Did Sri Lanka have the option of a dignified compromise in Geneva in 2009, a compromise that could either have kept the EU resolution from being placed on the agenda or one that could have led to a consensus? As the Special Session drew near, negotiations between Sri Lanka and the EU-led West were conducted at our behest by a Quartet, comprising our main neighbours India and Pakistan, and the current and incoming Chairs of the Non Aligned Movement, Cuba and Egypt, together with Sri Lanka. This arrangement was designed to reflect the chief concentric circles constituting Sri Lanka’s identity in the world: the South Asian neighbourhood and the global South.

Those negotiations included one convened by the President of the Council, the Ambassador/PR of Nigeria, Dr Martin Umohoibhi, just before the vote was taken. The stance of the West even at those last minute backstage talks, and more clearly and publicly, the amendment moved by Germany in the Council after formal session resumed (successfully forestalled by Cuba), clearly proved the impossibility of a compromise: the EU and its allies were dogmatically insistent that any reference to ‘sovereignty’ should be deleted from the text, that UN Human Rights High Commissioner should engage in a fact-finding mission to the war zone and report to the Council within six months, and that an international accountability mechanism was imperative. It is vital to recall the larger, real-world backdrop against which the issue was being posed: that of the bitter and victorious final battles fought back home. The Quartet, the NAM and I as SL’s PR rejected such a sell out of the Sri Lankan armed forces and citizens, our hard fought and finally won victory over secessionist terrorism, and the principles of the NAM.

Some criticize our stance and strategy of May 2009 as confrontationist adventurism. This defies both logic and fact. Firstly, had it been so, it could not have garnered a near-two third majority of support, from Russia to Nigeria, from India to Indonesia, from the Philippines to Uruguay, from South Africa to Brazil. Secondly, a distinguished professional of the Sri Lankan Foreign Ministry Dr Rohan Perera, who was consulted on draft texts and was invited to crucial meetings in Geneva during those days, is witness that all our strategic and tactical decisions were taken in a collective and collegiate manner, at consultations with our coalition, including crucially, NAM and the BRICs.

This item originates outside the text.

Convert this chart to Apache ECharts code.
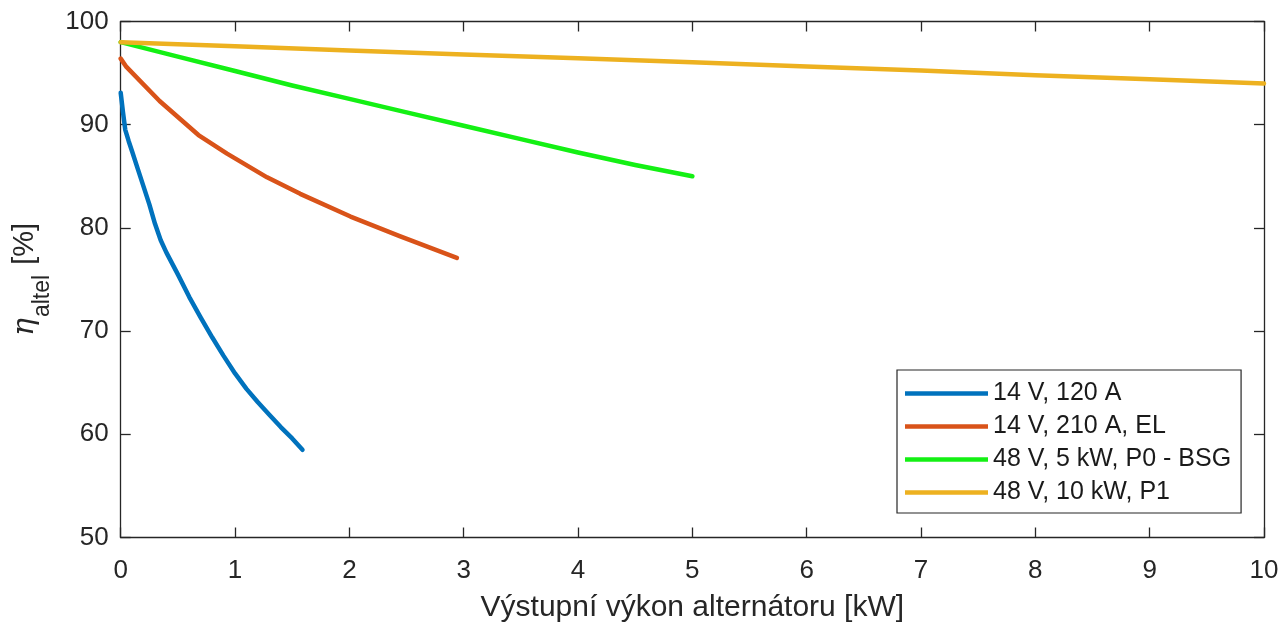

Not a single decision was taken outside of and other than by our ‘united front’; not a move made without consultation with and concurrence of trained, experienced and accomplished senior diplomats of a diverse array of states who were in touch with their capitals.

Russia and the Philippines were represented by former Deputy Foreign Ministers and China by the Ambassador who would go on to be the PR currently on the Security Council. A lesson of Geneva May 2009 was Sri Lanka’s need for --and ability to— construct the broadest global coalitions with those who stand for sovereignty and a multi-polar world, thus balancing off pressures on our national sovereignty from Diaspora-driven, ‘humanitarian interventionist’ hegemony.